## BEGIN

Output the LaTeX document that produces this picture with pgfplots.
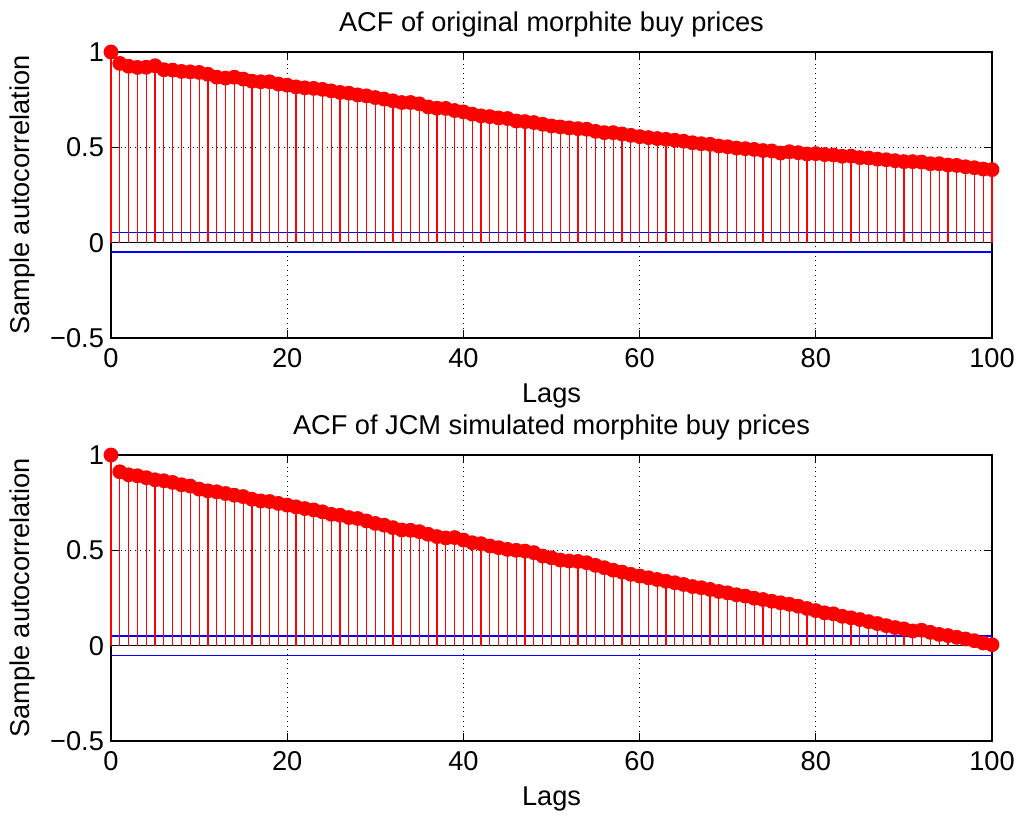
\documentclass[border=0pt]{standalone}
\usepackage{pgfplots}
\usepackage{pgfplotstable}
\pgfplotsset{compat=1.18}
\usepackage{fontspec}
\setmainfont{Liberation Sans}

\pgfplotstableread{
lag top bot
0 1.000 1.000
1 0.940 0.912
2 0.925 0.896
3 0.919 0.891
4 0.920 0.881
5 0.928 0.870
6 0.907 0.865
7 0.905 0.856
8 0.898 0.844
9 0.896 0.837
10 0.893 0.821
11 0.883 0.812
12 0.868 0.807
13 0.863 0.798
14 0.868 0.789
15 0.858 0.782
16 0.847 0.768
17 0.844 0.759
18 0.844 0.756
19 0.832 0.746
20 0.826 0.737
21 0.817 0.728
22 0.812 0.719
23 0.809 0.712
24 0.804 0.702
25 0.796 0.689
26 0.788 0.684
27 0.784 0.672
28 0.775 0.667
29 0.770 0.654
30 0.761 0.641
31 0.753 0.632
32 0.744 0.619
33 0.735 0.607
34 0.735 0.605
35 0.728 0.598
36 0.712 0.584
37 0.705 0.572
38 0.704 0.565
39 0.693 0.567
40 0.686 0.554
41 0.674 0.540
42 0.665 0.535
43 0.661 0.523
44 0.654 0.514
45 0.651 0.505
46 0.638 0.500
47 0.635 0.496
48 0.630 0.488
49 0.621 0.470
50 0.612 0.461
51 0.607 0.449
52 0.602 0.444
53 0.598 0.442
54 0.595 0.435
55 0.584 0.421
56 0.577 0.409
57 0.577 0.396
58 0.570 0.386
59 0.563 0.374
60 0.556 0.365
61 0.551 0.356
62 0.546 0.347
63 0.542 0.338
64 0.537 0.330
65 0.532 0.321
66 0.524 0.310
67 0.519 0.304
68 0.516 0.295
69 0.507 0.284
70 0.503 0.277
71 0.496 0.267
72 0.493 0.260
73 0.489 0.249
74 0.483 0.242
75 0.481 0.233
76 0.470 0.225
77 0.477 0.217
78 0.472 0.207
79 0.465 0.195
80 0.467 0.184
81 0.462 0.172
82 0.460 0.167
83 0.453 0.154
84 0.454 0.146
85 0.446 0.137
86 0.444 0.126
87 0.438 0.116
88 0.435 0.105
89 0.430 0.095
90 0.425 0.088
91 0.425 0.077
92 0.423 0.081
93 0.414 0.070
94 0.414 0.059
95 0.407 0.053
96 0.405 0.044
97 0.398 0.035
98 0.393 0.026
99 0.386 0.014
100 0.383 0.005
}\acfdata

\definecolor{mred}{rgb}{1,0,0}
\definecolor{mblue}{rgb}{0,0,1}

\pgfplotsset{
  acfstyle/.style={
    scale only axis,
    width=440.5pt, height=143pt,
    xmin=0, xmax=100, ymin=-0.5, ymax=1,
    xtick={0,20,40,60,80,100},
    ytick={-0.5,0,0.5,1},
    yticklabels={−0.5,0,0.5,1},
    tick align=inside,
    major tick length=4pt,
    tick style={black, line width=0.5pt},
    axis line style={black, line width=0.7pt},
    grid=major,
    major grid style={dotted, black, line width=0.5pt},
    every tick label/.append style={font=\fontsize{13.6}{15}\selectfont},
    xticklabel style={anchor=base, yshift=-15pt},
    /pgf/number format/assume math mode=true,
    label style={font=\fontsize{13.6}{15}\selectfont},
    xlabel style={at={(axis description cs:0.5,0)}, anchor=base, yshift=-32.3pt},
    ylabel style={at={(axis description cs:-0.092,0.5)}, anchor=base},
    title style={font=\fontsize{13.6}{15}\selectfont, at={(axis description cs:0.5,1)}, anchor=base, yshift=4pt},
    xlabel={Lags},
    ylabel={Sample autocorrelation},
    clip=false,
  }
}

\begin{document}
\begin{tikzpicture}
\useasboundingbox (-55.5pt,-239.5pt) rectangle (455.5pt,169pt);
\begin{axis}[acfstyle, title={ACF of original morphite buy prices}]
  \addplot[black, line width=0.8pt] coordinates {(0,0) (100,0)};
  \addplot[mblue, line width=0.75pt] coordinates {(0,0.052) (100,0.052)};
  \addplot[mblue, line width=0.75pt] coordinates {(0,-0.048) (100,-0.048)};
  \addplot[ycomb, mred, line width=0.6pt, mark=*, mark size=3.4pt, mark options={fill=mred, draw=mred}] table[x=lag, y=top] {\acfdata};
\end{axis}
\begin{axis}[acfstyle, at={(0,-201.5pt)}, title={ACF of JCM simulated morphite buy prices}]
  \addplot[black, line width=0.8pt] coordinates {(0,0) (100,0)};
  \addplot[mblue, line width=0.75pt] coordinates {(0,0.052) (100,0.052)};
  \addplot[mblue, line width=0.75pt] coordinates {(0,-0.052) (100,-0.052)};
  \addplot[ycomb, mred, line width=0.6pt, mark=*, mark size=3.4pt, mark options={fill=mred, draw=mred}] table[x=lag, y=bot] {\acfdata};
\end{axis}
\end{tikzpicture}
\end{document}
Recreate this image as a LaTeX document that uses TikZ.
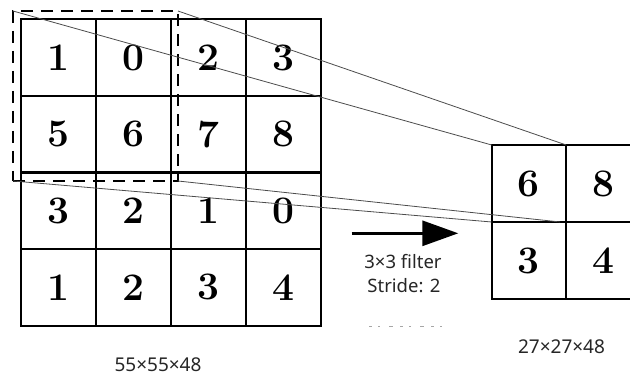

## END

=== WRITTEN REQUEST ===
Set down every record once more, word for word, without pictures.

=== WORKED ANSWER ===
Output the LaTeX document that produces this picture with pgfplots.
\documentclass[border=0pt]{standalone}
\usepackage{pgfplots}
\usepackage{pgfplotstable}
\pgfplotsset{compat=1.18}
\usepackage{fontspec}
\setmainfont{Liberation Sans}

\pgfplotstableread{
lag top bot
0 1.000 1.000
1 0.940 0.912
2 0.925 0.896
3 0.919 0.891
4 0.920 0.881
5 0.928 0.870
6 0.907 0.865
7 0.905 0.856
8 0.898 0.844
9 0.896 0.837
10 0.893 0.821
11 0.883 0.812
12 0.868 0.807
13 0.863 0.798
14 0.868 0.789
15 0.858 0.782
16 0.847 0.768
17 0.844 0.759
18 0.844 0.756
19 0.832 0.746
20 0.826 0.737
21 0.817 0.728
22 0.812 0.719
23 0.809 0.712
24 0.804 0.702
25 0.796 0.689
26 0.788 0.684
27 0.784 0.672
28 0.775 0.667
29 0.770 0.654
30 0.761 0.641
31 0.753 0.632
32 0.744 0.619
33 0.735 0.607
34 0.735 0.605
35 0.728 0.598
36 0.712 0.584
37 0.705 0.572
38 0.704 0.565
39 0.693 0.567
40 0.686 0.554
41 0.674 0.540
42 0.665 0.535
43 0.661 0.523
44 0.654 0.514
45 0.651 0.505
46 0.638 0.500
47 0.635 0.496
48 0.630 0.488
49 0.621 0.470
50 0.612 0.461
51 0.607 0.449
52 0.602 0.444
53 0.598 0.442
54 0.595 0.435
55 0.584 0.421
56 0.577 0.409
57 0.577 0.396
58 0.570 0.386
59 0.563 0.374
60 0.556 0.365
61 0.551 0.356
62 0.546 0.347
63 0.542 0.338
64 0.537 0.330
65 0.532 0.321
66 0.524 0.310
67 0.519 0.304
68 0.516 0.295
69 0.507 0.284
70 0.503 0.277
71 0.496 0.267
72 0.493 0.260
73 0.489 0.249
74 0.483 0.242
75 0.481 0.233
76 0.470 0.225
77 0.477 0.217
78 0.472 0.207
79 0.465 0.195
80 0.467 0.184
81 0.462 0.172
82 0.460 0.167
83 0.453 0.154
84 0.454 0.146
85 0.446 0.137
86 0.444 0.126
87 0.438 0.116
88 0.435 0.105
89 0.430 0.095
90 0.425 0.088
91 0.425 0.077
92 0.423 0.081
93 0.414 0.070
94 0.414 0.059
95 0.407 0.053
96 0.405 0.044
97 0.398 0.035
98 0.393 0.026
99 0.386 0.014
100 0.383 0.005
}\acfdata

\definecolor{mred}{rgb}{1,0,0}
\definecolor{mblue}{rgb}{0,0,1}

\pgfplotsset{
  acfstyle/.style={
    scale only axis,
    width=440.5pt, height=143pt,
    xmin=0, xmax=100, ymin=-0.5, ymax=1,
    xtick={0,20,40,60,80,100},
    ytick={-0.5,0,0.5,1},
    yticklabels={−0.5,0,0.5,1},
    tick align=inside,
    major tick length=4pt,
    tick style={black, line width=0.5pt},
    axis line style={black, line width=0.7pt},
    grid=major,
    major grid style={dotted, black, line width=0.5pt},
    every tick label/.append style={font=\fontsize{13.6}{15}\selectfont},
    xticklabel style={anchor=base, yshift=-15pt},
    /pgf/number format/assume math mode=true,
    label style={font=\fontsize{13.6}{15}\selectfont},
    xlabel style={at={(axis description cs:0.5,0)}, anchor=base, yshift=-32.3pt},
    ylabel style={at={(axis description cs:-0.092,0.5)}, anchor=base},
    title style={font=\fontsize{13.6}{15}\selectfont, at={(axis description cs:0.5,1)}, anchor=base, yshift=4pt},
    xlabel={Lags},
    ylabel={Sample autocorrelation},
    clip=false,
  }
}

\begin{document}
\begin{tikzpicture}
\useasboundingbox (-55.5pt,-239.5pt) rectangle (455.5pt,169pt);
\begin{axis}[acfstyle, title={ACF of original morphite buy prices}]
  \addplot[black, line width=0.8pt] coordinates {(0,0) (100,0)};
  \addplot[mblue, line width=0.75pt] coordinates {(0,0.052) (100,0.052)};
  \addplot[mblue, line width=0.75pt] coordinates {(0,-0.048) (100,-0.048)};
  \addplot[ycomb, mred, line width=0.6pt, mark=*, mark size=3.4pt, mark options={fill=mred, draw=mred}] table[x=lag, y=top] {\acfdata};
\end{axis}
\begin{axis}[acfstyle, at={(0,-201.5pt)}, title={ACF of JCM simulated morphite buy prices}]
  \addplot[black, line width=0.8pt] coordinates {(0,0) (100,0)};
  \addplot[mblue, line width=0.75pt] coordinates {(0,0.052) (100,0.052)};
  \addplot[mblue, line width=0.75pt] coordinates {(0,-0.052) (100,-0.052)};
  \addplot[ycomb, mred, line width=0.6pt, mark=*, mark size=3.4pt, mark options={fill=mred, draw=mred}] table[x=lag, y=bot] {\acfdata};
\end{axis}
\end{tikzpicture}
\end{document}
Recreate this image as a LaTeX document that uses TikZ.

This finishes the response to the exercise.